The point is though, that you can have investments in infrastructure which have economic benefits and could have a more local impact. If you look at the growth of the Manchester pension fund some of the investment there is also in the housing market, but within the Manchester area. We are interested in that more local approach and we have had conversations with other London pension funds about the possibility of setting up a London residential property fund.
Room 151: What sort of returns are you expecting and when was the fund launched?
RG: It’s too early to say on returns, the fund was launched quite recently, last year.

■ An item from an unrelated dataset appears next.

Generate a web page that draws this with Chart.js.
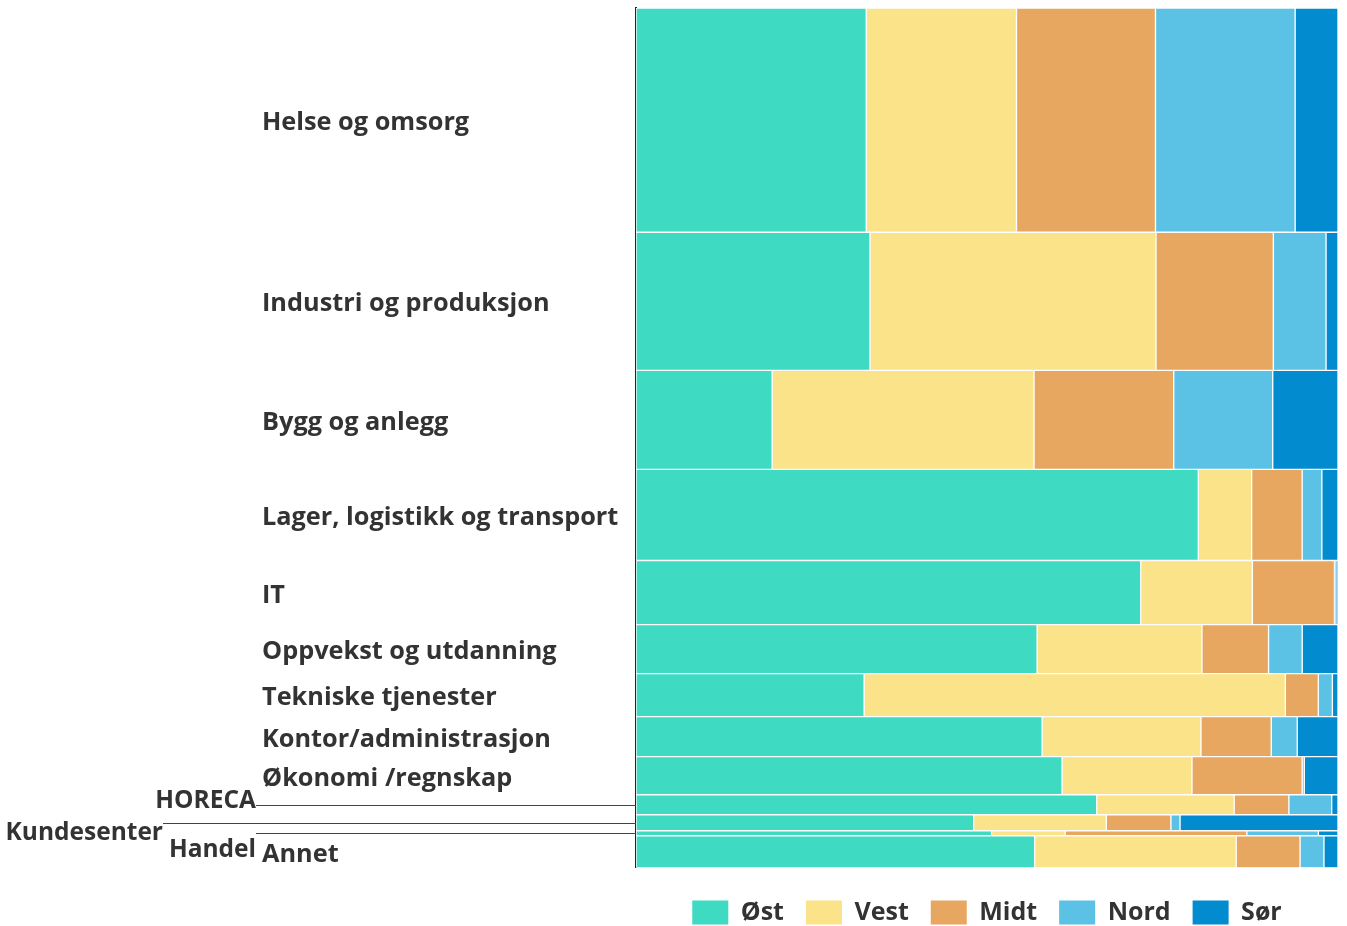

They gave us to expect around 4% net on rents with some on top for capital appreciation of the properties, so that could add another three, four, five percent so that was quite attractive to us.
Room 151: You have invested quite a large proportion of the fund in overseas equities
RG: We have two global equity external managers, RCM and Newton, and we manage an in house FTSE tracker so there is quite a lot in equities at the moment because we have believed that those are the assets that are appreciating fastest and would help us close the deficit.
Room 151: But is the implication that you are moving away from that?
RG: I’m not disbelieving it but I think that if we can get at least a similar return from other assets we should consider spreading our higher risk, higher earning assets around a bit more. Having some in residential property makes sense to me.
Room 151: You have a proportion of the fund in private equity too?
RG: Yes we have a couple of private equity managers, it is a small but significant proportion of the fund. We believe there is more growth in smaller companies than larger ones so it makes sense to have assets in there. There is more of a liquidity issue there but we would be foolish not to have some exposure to that part of the market. The managers are Standard Life and Pantheon.
Room 151: Do you have a smaller proportion of the fund in bonds than most pension funds?
RG: Yes I think we do, we have more than the average in equities and less in bonds. As far as bonds go we just have corporate bonds.
Room 151: Do you consider this a more adventurous fund than the average?
RG: We’re still cash-flow positive so looking to maximise returns rather than having to worry immediately about matching liabilities. The fund is £800m and we have a small in house team headed up by Joana Marfoh in our finance department and we have advice from Allenbridge Epic and Mercer.